Set task –
Leave out the pictures; transcribe all else exactly.

Data segment –
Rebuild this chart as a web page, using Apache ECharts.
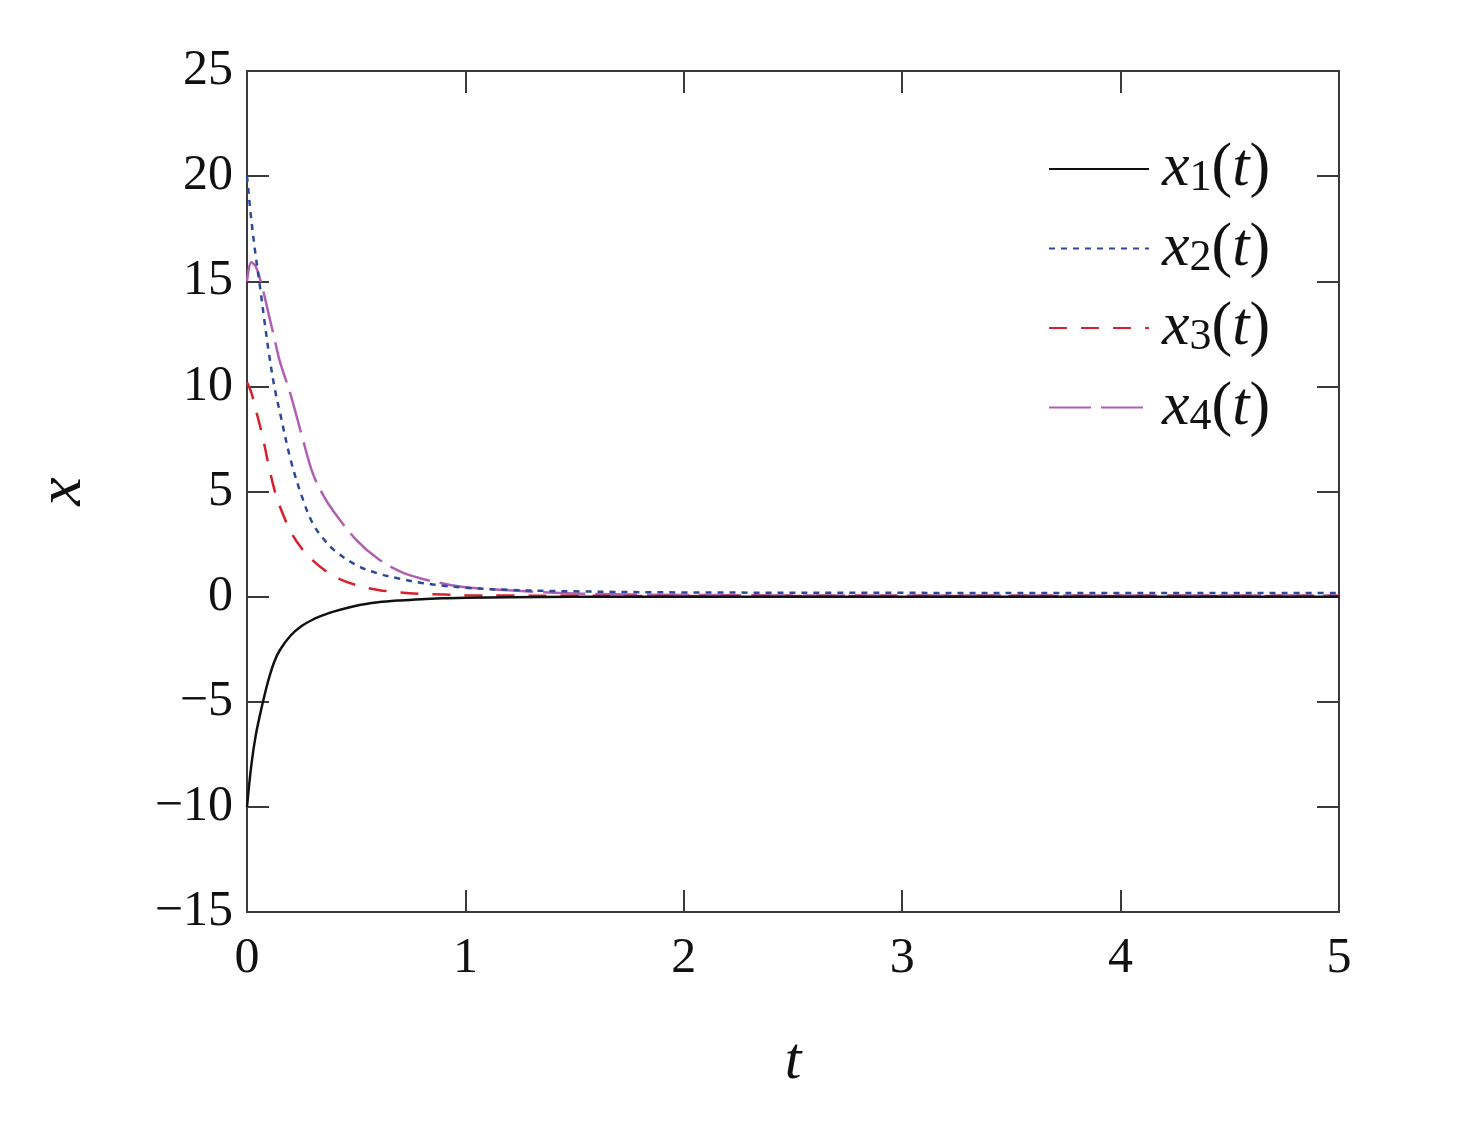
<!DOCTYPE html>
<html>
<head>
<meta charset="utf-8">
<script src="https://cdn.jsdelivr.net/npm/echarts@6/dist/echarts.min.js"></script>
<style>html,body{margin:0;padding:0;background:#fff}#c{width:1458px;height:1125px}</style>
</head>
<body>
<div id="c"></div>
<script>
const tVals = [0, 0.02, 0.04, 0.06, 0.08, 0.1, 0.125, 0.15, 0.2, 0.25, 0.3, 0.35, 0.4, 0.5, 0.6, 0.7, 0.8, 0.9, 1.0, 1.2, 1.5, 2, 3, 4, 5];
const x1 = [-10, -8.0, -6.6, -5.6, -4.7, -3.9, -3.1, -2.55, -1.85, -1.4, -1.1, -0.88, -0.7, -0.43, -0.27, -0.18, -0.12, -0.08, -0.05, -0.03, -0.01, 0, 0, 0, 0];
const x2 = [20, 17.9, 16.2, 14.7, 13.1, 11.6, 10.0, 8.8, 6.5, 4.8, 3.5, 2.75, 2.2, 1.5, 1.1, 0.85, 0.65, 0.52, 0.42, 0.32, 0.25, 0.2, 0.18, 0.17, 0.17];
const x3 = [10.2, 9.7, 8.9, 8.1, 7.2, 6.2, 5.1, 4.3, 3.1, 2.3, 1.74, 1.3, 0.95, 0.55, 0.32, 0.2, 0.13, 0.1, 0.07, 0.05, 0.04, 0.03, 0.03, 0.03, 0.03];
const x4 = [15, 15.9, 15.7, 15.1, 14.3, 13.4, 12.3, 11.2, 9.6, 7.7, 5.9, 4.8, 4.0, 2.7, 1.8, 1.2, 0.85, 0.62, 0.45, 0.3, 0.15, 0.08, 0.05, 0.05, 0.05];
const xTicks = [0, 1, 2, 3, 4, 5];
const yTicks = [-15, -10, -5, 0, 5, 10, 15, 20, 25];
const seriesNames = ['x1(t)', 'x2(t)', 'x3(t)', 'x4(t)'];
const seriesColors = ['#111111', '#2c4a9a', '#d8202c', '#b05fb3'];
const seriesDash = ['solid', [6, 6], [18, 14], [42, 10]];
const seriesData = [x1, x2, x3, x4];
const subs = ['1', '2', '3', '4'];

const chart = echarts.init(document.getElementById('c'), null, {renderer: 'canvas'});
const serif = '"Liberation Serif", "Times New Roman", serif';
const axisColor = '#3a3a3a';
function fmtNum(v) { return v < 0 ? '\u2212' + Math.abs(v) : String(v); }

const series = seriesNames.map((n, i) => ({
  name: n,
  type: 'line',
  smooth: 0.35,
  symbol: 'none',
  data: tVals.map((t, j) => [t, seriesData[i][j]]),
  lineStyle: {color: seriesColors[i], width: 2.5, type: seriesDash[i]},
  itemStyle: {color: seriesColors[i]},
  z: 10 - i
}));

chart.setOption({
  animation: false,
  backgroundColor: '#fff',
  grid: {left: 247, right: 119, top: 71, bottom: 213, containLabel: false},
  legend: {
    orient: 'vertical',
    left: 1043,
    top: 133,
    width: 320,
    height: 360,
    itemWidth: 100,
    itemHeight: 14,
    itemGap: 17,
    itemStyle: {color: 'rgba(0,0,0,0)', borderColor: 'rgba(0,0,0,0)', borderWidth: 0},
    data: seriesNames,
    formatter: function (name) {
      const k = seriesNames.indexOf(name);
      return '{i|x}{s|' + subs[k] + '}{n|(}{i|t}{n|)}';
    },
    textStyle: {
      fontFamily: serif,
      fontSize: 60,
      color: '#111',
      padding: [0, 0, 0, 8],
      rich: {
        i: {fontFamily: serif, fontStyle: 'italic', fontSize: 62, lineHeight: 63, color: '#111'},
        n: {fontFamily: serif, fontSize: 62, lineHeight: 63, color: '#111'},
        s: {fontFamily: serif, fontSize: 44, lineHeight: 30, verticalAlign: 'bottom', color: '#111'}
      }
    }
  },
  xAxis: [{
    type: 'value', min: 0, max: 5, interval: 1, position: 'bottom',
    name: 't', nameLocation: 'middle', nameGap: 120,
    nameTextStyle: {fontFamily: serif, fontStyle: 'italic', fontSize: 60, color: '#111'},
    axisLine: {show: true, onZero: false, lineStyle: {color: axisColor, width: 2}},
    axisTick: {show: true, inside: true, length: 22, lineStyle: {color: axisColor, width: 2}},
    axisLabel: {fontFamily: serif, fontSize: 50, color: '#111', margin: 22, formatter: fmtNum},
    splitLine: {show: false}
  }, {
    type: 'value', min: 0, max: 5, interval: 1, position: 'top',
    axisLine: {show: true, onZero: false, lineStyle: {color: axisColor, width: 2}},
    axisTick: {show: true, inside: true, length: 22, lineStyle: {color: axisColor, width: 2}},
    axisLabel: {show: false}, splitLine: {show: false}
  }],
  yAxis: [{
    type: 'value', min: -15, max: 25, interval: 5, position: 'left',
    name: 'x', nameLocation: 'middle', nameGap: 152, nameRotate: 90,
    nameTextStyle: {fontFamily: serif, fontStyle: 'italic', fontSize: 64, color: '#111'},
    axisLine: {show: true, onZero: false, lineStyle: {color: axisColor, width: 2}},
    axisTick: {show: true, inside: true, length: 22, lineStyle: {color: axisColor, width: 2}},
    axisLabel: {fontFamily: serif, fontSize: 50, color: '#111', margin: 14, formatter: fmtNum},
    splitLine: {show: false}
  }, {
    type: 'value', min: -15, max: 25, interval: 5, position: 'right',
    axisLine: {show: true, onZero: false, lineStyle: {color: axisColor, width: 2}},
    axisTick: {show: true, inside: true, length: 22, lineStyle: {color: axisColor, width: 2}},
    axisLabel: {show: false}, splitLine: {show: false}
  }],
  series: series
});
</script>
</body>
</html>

Final result –
Rebuild this chart as a web page, using Apache ECharts.
<!DOCTYPE html>
<html>
<head>
<meta charset="utf-8">
<script src="https://cdn.jsdelivr.net/npm/echarts@6/dist/echarts.min.js"></script>
<style>html,body{margin:0;padding:0;background:#fff}#c{width:1458px;height:1125px}</style>
</head>
<body>
<div id="c"></div>
<script>
const tVals = [0, 0.02, 0.04, 0.06, 0.08, 0.1, 0.125, 0.15, 0.2, 0.25, 0.3, 0.35, 0.4, 0.5, 0.6, 0.7, 0.8, 0.9, 1.0, 1.2, 1.5, 2, 3, 4, 5];
const x1 = [-10, -8.0, -6.6, -5.6, -4.7, -3.9, -3.1, -2.55, -1.85, -1.4, -1.1, -0.88, -0.7, -0.43, -0.27, -0.18, -0.12, -0.08, -0.05, -0.03, -0.01, 0, 0, 0, 0];
const x2 = [20, 17.9, 16.2, 14.7, 13.1, 11.6, 10.0, 8.8, 6.5, 4.8, 3.5, 2.75, 2.2, 1.5, 1.1, 0.85, 0.65, 0.52, 0.42, 0.32, 0.25, 0.2, 0.18, 0.17, 0.17];
const x3 = [10.2, 9.7, 8.9, 8.1, 7.2, 6.2, 5.1, 4.3, 3.1, 2.3, 1.74, 1.3, 0.95, 0.55, 0.32, 0.2, 0.13, 0.1, 0.07, 0.05, 0.04, 0.03, 0.03, 0.03, 0.03];
const x4 = [15, 15.9, 15.7, 15.1, 14.3, 13.4, 12.3, 11.2, 9.6, 7.7, 5.9, 4.8, 4.0, 2.7, 1.8, 1.2, 0.85, 0.62, 0.45, 0.3, 0.15, 0.08, 0.05, 0.05, 0.05];
const xTicks = [0, 1, 2, 3, 4, 5];
const yTicks = [-15, -10, -5, 0, 5, 10, 15, 20, 25];
const seriesNames = ['x1(t)', 'x2(t)', 'x3(t)', 'x4(t)'];
const seriesColors = ['#111111', '#2c4a9a', '#d8202c', '#b05fb3'];
const seriesDash = ['solid', [6, 6], [18, 14], [42, 10]];
const seriesData = [x1, x2, x3, x4];
const subs = ['1', '2', '3', '4'];

const chart = echarts.init(document.getElementById('c'), null, {renderer: 'canvas'});
const serif = '"Liberation Serif", "Times New Roman", serif';
const axisColor = '#3a3a3a';
function fmtNum(v) { return v < 0 ? '\u2212' + Math.abs(v) : String(v); }

const series = seriesNames.map((n, i) => ({
  name: n,
  type: 'line',
  smooth: 0.35,
  symbol: 'none',
  data: tVals.map((t, j) => [t, seriesData[i][j]]),
  lineStyle: {color: seriesColors[i], width: 2.5, type: seriesDash[i]},
  itemStyle: {color: seriesColors[i]},
  z: 10 - i
}));

chart.setOption({
  animation: false,
  backgroundColor: '#fff',
  grid: {left: 247, right: 119, top: 71, bottom: 213, containLabel: false},
  legend: {
    orient: 'vertical',
    left: 1043,
    top: 133,
    width: 320,
    height: 360,
    itemWidth: 100,
    itemHeight: 14,
    itemGap: 17,
    itemStyle: {color: 'rgba(0,0,0,0)', borderColor: 'rgba(0,0,0,0)', borderWidth: 0},
    data: seriesNames,
    formatter: function (name) {
      const k = seriesNames.indexOf(name);
      return '{i|x}{s|' + subs[k] + '}{n|(}{i|t}{n|)}';
    },
    textStyle: {
      fontFamily: serif,
      fontSize: 60,
      color: '#111',
      padding: [0, 0, 0, 8],
      rich: {
        i: {fontFamily: serif, fontStyle: 'italic', fontSize: 62, lineHeight: 63, color: '#111'},
        n: {fontFamily: serif, fontSize: 62, lineHeight: 63, color: '#111'},
        s: {fontFamily: serif, fontSize: 44, lineHeight: 30, verticalAlign: 'bottom', color: '#111'}
      }
    }
  },
  xAxis: [{
    type: 'value', min: 0, max: 5, interval: 1, position: 'bottom',
    name: 't', nameLocation: 'middle', nameGap: 120,
    nameTextStyle: {fontFamily: serif, fontStyle: 'italic', fontSize: 60, color: '#111'},
    axisLine: {show: true, onZero: false, lineStyle: {color: axisColor, width: 2}},
    axisTick: {show: true, inside: true, length: 22, lineStyle: {color: axisColor, width: 2}},
    axisLabel: {fontFamily: serif, fontSize: 50, color: '#111', margin: 22, formatter: fmtNum},
    splitLine: {show: false}
  }, {
    type: 'value', min: 0, max: 5, interval: 1, position: 'top',
    axisLine: {show: true, onZero: false, lineStyle: {color: axisColor, width: 2}},
    axisTick: {show: true, inside: true, length: 22, lineStyle: {color: axisColor, width: 2}},
    axisLabel: {show: false}, splitLine: {show: false}
  }],
  yAxis: [{
    type: 'value', min: -15, max: 25, interval: 5, position: 'left',
    name: 'x', nameLocation: 'middle', nameGap: 152, nameRotate: 90,
    nameTextStyle: {fontFamily: serif, fontStyle: 'italic', fontSize: 64, color: '#111'},
    axisLine: {show: true, onZero: false, lineStyle: {color: axisColor, width: 2}},
    axisTick: {show: true, inside: true, length: 22, lineStyle: {color: axisColor, width: 2}},
    axisLabel: {fontFamily: serif, fontSize: 50, color: '#111', margin: 14, formatter: fmtNum},
    splitLine: {show: false}
  }, {
    type: 'value', min: -15, max: 25, interval: 5, position: 'right',
    axisLine: {show: true, onZero: false, lineStyle: {color: axisColor, width: 2}},
    axisTick: {show: true, inside: true, length: 22, lineStyle: {color: axisColor, width: 2}},
    axisLabel: {show: false}, splitLine: {show: false}
  }],
  series: series
});
</script>
</body>
</html>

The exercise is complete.